* TASK DIRECTIONS *
Give back, word for word, only the lines from the opening of the records through the one with "mark=at position 0.535". Pictures stay out.

* SUPPLIED DATA *
□ □ □ □
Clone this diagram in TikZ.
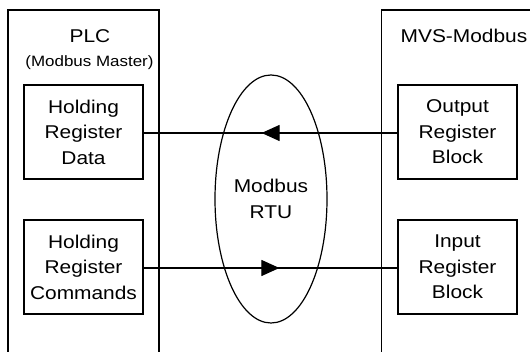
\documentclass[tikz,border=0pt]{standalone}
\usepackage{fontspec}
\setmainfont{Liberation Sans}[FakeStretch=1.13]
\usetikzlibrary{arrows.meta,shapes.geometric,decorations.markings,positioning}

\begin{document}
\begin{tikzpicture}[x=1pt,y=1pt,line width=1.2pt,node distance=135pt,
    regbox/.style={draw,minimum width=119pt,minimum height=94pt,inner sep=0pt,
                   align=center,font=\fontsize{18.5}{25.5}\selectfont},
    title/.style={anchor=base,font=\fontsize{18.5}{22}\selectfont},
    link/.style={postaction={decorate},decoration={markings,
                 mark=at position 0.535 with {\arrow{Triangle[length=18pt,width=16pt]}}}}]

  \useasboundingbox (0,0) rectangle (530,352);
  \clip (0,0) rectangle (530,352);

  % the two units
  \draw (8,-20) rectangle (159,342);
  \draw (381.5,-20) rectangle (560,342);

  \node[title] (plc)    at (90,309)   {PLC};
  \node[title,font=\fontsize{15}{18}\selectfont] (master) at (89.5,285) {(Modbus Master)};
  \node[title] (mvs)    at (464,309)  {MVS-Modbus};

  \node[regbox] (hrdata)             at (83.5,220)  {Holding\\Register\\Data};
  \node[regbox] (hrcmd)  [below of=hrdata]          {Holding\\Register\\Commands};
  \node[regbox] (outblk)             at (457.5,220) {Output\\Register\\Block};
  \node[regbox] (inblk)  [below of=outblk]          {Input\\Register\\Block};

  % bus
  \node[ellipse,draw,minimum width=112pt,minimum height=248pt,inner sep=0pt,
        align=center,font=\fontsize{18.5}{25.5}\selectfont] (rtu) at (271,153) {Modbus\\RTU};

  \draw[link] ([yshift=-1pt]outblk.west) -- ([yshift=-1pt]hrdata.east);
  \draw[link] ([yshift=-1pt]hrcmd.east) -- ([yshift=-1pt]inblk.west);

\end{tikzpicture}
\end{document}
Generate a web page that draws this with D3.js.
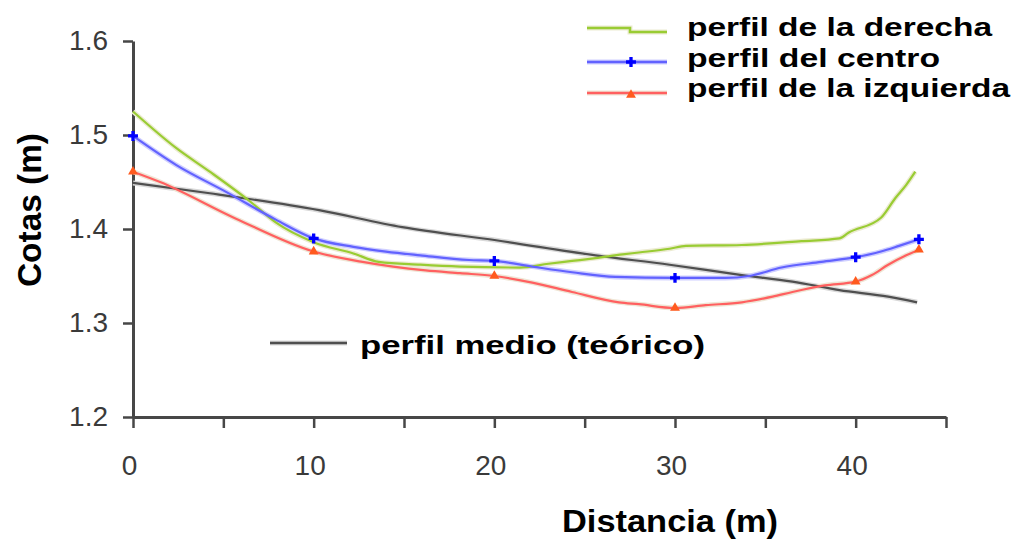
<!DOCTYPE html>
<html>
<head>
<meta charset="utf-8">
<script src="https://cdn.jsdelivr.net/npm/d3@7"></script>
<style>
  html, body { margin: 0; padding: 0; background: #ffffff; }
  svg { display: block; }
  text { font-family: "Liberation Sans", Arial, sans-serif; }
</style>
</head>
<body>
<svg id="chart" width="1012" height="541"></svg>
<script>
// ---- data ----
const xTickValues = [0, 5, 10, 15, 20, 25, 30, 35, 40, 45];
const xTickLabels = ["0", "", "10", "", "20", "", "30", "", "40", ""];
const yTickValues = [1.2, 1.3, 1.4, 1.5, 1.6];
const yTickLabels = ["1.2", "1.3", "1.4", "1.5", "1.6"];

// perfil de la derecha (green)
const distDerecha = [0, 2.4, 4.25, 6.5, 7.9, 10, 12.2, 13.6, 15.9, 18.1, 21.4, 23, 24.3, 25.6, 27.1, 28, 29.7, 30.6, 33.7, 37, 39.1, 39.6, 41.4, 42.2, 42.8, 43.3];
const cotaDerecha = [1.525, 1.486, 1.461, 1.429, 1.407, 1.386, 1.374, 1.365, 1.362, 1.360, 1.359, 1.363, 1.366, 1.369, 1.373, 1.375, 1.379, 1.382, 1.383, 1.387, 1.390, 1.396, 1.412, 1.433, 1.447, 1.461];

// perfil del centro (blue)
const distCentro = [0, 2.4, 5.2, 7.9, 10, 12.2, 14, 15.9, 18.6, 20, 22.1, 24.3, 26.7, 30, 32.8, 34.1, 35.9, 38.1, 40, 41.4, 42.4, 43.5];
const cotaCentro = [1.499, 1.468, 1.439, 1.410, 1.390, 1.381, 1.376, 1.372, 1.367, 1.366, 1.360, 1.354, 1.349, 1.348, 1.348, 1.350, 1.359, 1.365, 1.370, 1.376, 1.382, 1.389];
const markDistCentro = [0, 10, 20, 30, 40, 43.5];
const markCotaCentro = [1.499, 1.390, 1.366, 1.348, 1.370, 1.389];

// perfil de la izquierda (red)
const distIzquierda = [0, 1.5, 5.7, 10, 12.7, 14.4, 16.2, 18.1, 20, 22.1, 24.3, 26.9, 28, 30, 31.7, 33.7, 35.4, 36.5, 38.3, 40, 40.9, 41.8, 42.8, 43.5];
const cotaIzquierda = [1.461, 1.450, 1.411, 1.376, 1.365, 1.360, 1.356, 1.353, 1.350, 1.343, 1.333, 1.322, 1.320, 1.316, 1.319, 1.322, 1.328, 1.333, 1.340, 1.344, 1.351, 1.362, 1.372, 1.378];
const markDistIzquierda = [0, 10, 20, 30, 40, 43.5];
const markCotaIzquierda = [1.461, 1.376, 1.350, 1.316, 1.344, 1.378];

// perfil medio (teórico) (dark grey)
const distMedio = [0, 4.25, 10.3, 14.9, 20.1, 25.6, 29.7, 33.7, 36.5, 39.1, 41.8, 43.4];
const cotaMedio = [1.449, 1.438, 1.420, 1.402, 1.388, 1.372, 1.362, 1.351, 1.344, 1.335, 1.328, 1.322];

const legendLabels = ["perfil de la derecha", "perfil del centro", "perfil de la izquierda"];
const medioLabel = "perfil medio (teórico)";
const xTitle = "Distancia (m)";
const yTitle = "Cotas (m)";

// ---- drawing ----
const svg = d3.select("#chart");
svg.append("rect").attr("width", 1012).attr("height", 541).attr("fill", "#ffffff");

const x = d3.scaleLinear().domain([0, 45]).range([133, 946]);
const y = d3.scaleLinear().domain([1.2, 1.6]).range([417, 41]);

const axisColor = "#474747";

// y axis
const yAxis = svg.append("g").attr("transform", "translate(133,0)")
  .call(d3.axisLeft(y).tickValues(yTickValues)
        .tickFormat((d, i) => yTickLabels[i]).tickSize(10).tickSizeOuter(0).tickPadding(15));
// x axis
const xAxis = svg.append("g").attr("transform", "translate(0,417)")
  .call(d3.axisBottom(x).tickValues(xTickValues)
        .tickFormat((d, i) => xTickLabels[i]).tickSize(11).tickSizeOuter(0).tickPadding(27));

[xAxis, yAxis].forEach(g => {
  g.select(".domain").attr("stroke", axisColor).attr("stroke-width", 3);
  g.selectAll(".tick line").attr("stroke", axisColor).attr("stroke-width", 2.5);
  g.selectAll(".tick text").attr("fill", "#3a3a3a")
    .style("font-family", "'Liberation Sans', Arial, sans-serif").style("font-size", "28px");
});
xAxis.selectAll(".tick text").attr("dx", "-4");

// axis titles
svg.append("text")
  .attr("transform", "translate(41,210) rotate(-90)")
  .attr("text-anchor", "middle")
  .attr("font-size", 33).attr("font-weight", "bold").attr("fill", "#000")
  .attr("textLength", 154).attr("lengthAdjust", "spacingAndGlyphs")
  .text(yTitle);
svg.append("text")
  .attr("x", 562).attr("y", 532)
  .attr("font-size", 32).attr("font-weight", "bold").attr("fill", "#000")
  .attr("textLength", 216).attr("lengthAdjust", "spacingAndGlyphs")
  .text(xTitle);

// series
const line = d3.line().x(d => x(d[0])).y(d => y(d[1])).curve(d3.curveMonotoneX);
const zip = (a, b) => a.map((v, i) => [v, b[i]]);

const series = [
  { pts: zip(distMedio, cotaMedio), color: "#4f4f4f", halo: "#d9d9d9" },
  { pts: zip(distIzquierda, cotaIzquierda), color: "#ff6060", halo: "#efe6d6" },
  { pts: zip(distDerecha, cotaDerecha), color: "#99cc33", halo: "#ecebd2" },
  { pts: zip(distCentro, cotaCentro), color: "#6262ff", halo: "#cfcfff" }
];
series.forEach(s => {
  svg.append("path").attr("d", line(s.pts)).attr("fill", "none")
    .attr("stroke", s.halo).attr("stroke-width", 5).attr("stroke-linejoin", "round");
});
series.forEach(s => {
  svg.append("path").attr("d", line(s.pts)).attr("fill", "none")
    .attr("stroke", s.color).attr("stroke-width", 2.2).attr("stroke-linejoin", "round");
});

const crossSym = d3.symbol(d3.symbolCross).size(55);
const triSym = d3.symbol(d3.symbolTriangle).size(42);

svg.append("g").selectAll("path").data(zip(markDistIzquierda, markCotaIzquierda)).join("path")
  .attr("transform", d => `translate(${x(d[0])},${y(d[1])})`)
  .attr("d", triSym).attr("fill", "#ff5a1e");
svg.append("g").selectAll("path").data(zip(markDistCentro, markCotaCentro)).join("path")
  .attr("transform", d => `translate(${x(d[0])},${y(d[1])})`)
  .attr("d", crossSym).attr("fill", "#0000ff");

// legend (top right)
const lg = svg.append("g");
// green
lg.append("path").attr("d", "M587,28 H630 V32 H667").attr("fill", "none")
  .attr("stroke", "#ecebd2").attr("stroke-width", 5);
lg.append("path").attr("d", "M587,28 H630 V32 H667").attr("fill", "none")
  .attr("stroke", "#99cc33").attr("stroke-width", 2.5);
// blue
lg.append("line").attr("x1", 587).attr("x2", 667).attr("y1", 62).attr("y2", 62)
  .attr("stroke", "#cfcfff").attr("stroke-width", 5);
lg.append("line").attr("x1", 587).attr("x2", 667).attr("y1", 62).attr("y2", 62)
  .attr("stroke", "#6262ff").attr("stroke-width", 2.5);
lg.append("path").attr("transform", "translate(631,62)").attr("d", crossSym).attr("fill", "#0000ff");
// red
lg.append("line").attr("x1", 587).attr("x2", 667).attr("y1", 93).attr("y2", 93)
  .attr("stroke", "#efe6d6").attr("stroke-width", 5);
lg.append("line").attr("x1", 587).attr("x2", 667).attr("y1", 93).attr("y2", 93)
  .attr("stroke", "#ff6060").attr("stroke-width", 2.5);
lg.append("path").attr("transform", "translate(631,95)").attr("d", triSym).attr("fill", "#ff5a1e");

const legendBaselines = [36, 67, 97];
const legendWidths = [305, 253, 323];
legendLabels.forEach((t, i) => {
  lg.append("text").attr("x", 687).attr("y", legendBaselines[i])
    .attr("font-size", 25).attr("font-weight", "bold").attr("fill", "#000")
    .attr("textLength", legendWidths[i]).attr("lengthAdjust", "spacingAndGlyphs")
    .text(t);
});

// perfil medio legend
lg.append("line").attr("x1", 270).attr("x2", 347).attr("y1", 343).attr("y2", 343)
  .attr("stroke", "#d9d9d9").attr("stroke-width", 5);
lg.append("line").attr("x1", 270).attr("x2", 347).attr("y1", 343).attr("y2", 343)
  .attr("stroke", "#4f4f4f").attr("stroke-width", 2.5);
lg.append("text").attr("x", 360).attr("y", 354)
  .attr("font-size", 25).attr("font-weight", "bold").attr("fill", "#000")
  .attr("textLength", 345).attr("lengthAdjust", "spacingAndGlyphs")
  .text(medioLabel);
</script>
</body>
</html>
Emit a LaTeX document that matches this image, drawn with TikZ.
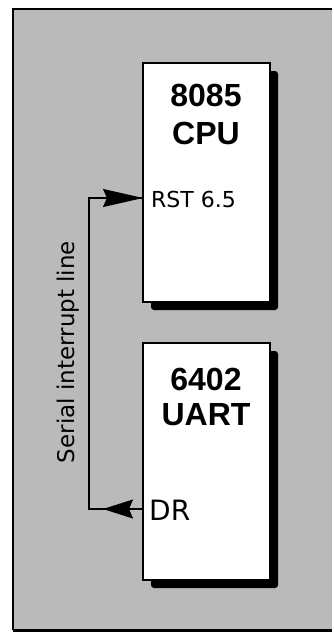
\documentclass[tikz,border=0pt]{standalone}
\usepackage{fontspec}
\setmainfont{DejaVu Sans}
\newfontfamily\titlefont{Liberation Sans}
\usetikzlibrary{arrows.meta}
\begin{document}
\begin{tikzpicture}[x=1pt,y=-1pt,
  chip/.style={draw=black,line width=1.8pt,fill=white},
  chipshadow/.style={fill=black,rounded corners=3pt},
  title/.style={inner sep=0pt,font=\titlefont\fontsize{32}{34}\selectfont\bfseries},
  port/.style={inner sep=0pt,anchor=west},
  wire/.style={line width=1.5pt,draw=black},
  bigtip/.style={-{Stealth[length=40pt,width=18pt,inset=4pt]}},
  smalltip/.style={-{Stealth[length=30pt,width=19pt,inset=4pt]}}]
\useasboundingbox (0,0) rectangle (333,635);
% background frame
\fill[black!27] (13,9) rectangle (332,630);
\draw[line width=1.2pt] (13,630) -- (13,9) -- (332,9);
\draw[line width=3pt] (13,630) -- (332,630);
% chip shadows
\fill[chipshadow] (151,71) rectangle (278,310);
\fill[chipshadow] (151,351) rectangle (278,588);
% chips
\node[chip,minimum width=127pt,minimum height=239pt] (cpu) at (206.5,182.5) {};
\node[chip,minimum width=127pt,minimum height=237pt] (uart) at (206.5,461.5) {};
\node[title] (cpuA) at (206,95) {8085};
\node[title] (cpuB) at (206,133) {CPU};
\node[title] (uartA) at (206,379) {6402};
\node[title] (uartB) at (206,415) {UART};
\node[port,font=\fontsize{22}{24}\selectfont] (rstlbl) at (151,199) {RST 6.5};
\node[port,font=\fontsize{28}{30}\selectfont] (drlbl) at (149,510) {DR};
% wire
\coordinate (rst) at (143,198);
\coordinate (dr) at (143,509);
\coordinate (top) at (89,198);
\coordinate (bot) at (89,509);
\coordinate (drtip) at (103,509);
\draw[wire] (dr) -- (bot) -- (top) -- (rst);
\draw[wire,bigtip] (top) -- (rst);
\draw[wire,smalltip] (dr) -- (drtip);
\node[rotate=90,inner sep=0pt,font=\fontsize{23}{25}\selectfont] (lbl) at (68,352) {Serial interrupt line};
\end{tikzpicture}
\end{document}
□ □ □ □
* ANSWER FOR THIS EXERCISE *
Clone this diagram in TikZ.
\documentclass[tikz,border=0pt]{standalone}
\usepackage{fontspec}
\setmainfont{Liberation Sans}[FakeStretch=1.13]
\usetikzlibrary{arrows.meta,shapes.geometric,decorations.markings,positioning}

\begin{document}
\begin{tikzpicture}[x=1pt,y=1pt,line width=1.2pt,node distance=135pt,
    regbox/.style={draw,minimum width=119pt,minimum height=94pt,inner sep=0pt,
                   align=center,font=\fontsize{18.5}{25.5}\selectfont},
    title/.style={anchor=base,font=\fontsize{18.5}{22}\selectfont},
    link/.style={postaction={decorate},decoration={markings,
                 mark=at position 0.535 with {\arrow{Triangle[length=18pt,width=16pt]}}}}]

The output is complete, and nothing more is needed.